# Friedhof der Kuscheltiere: Finaler Trailer lehrt euch das Gruseln



## PCGH-Redaktion (3. April 2019)

Jetzt ist Ihre Meinung zu *Friedhof der Kuscheltiere: Finaler Trailer lehrt euch das Gruseln* gefragt. 

Bitte beachten Sie: Der Kommentarbereich wird gemäß der  Forenregeln moderiert. Allgemeine Fragen und Kritik zu Online-Artikeln von PC Games Hardware sind im Feedback-Unterforum zu veröffentlichen und nicht im Kommentarthread zu einer News.
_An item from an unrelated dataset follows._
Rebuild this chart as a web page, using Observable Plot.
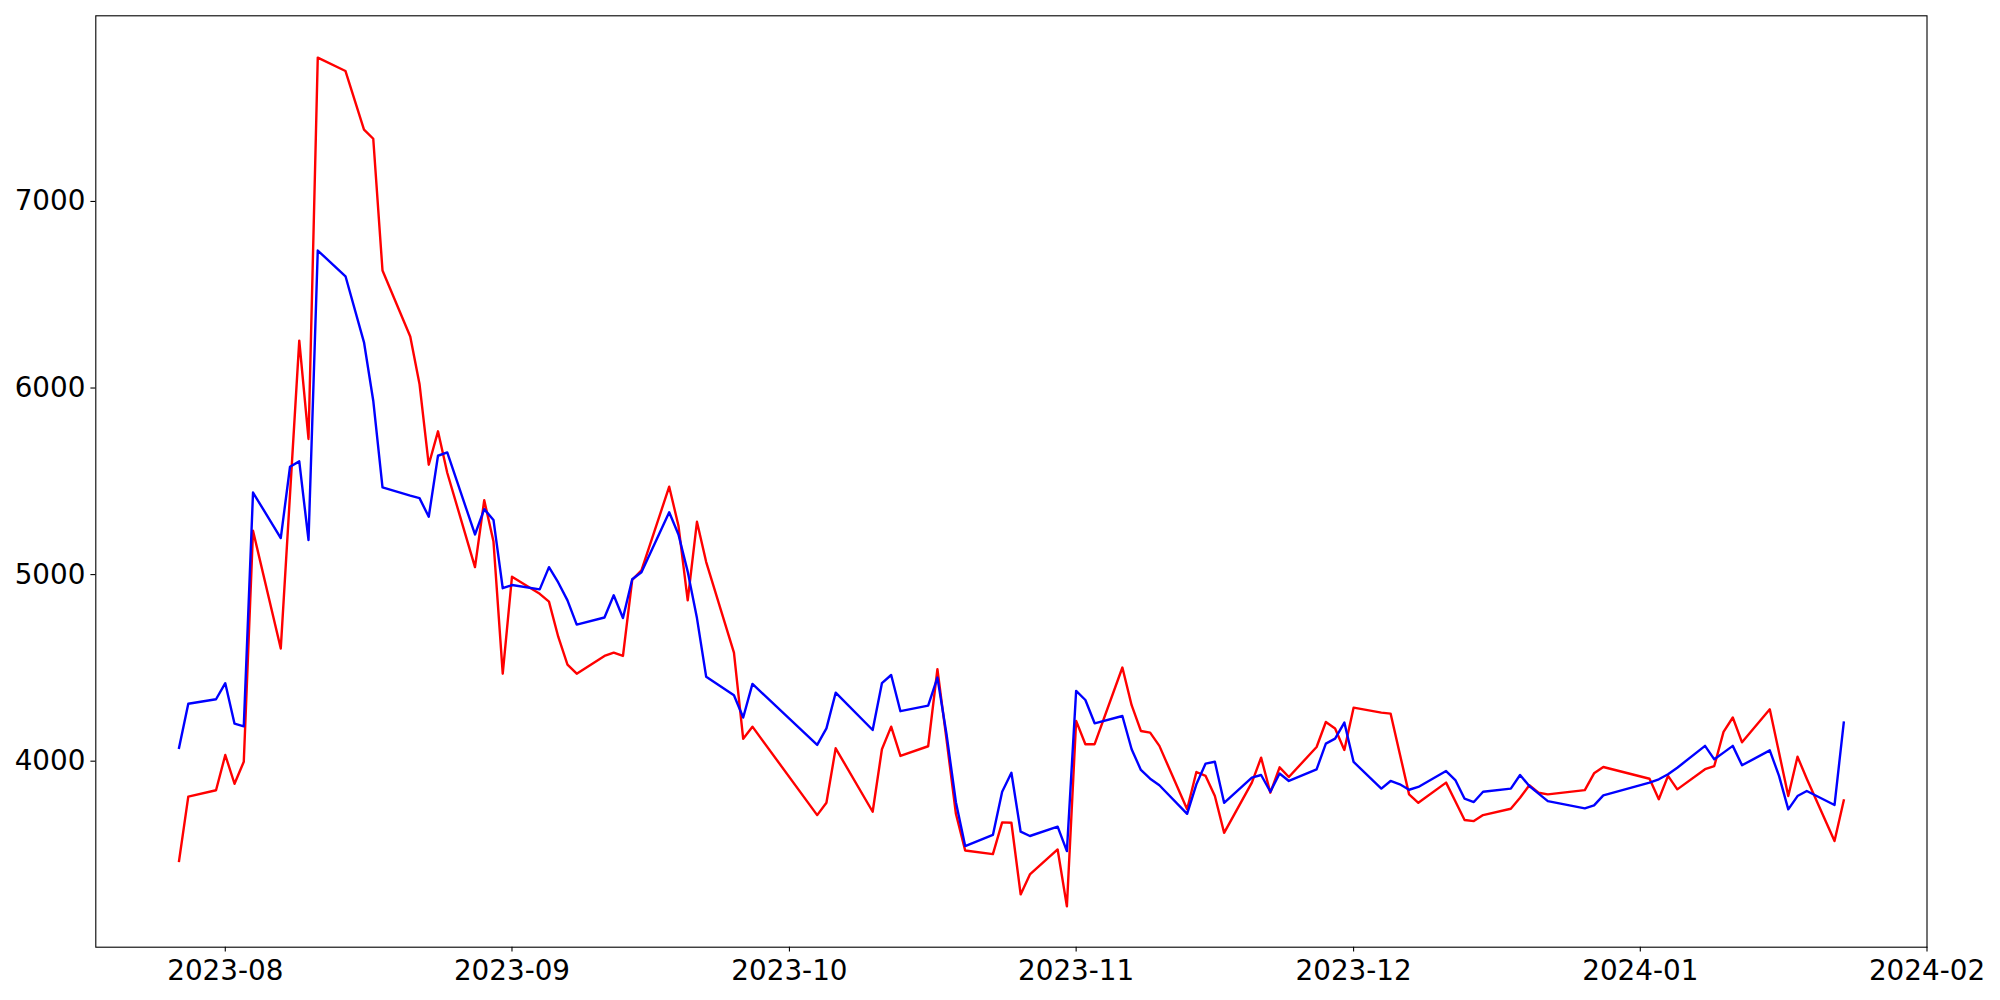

Dort werden sie ohne Nachfragen entfernt.




			Dieser Inhalt steht nur eingeloggten Mitgliedern zur Verfügung.
        

 Zurück zum Artikel: *Friedhof der Kuscheltiere: Finaler Trailer lehrt euch das Gruseln*


----------



## Bluntasia (3. April 2019)

Man habe ich mir nen dicken Haufen in die Buxe geballert.


----------



## Pu244 (3. April 2019)

Besonders das Ende des Originals war heftig, das kommt davon, wenn man nicht auf okkultismusbewanderte Nachbarn hört.


----------



## .oLo. (3. April 2019)

Das Original hab ich ewig nicht gesehen. Den werd ich mir heut Abend nochmal als UHD Disc reinziehen bevor es die Tage richtung Kino geht das Remake gucken.


----------



## RyzA (3. April 2019)

Lange her wo ich den ersten Teil gesehen habe.
Der Trailer sieht gut aus aber im Kino werde ich mir den Film nicht angucken.
Horrorfilme gucke ich selten im Kino.


----------



## MATRIX KILLER (3. April 2019)

Ich freue mich schon auf den Film 


			Dieser Inhalt steht nur eingeloggten Mitgliedern zur Verfügung.


----------



## BabaYaga (3. April 2019)

Horrorfilme sind im Kino wie Komödien absolut empfehlenswert, wenn um die Mädels kreischen oder zusammen zucken haha 
Funktioniert allerdings nicht bei eher ruhigen Streifen die ihre Wirkung aufgrund der Erzählweise entfalten und nicht mit billigen Jump-Scares, da beginnt nämlich die CoD Fraktion und so nach spät 15 Min rum zu labern weil es ihnen zu langweilig ist, was natürlich die Atmo im Kino killt


----------



## Freakless08 (3. April 2019)

.oLo. schrieb:


> Das Original hab ich ewig nicht gesehen. Den werd ich mir heut Abend nochmal als UHD Disc reinziehen bevor es die Tage richtung Kino geht das Remake gucken.


Kam erst letze Woche im TV


----------



## orca113 (4. April 2019)

.oLo. schrieb:


> Das Original hab ich ewig nicht gesehen. Den werd ich mir heut Abend nochmal als UHD Disc reinziehen bevor es die Tage richtung Kino geht das Remake gucken.



Haben das Original letzten Sommer bei einem Videoabend mit Freunden geschaut. Hat uns allen immer noch gut gefallen. Bin sehr gespannt auf den neuen Teil. Trailer macht was her.


----------



## .oLo. (4. April 2019)

Hab mir die 4K disc nun gestern angesehen. Der Film wirkt noch immer sehr gut, und er ist auch gut gealtert. Fürs Alter fand ich die Bildqualität hervorragend.


----------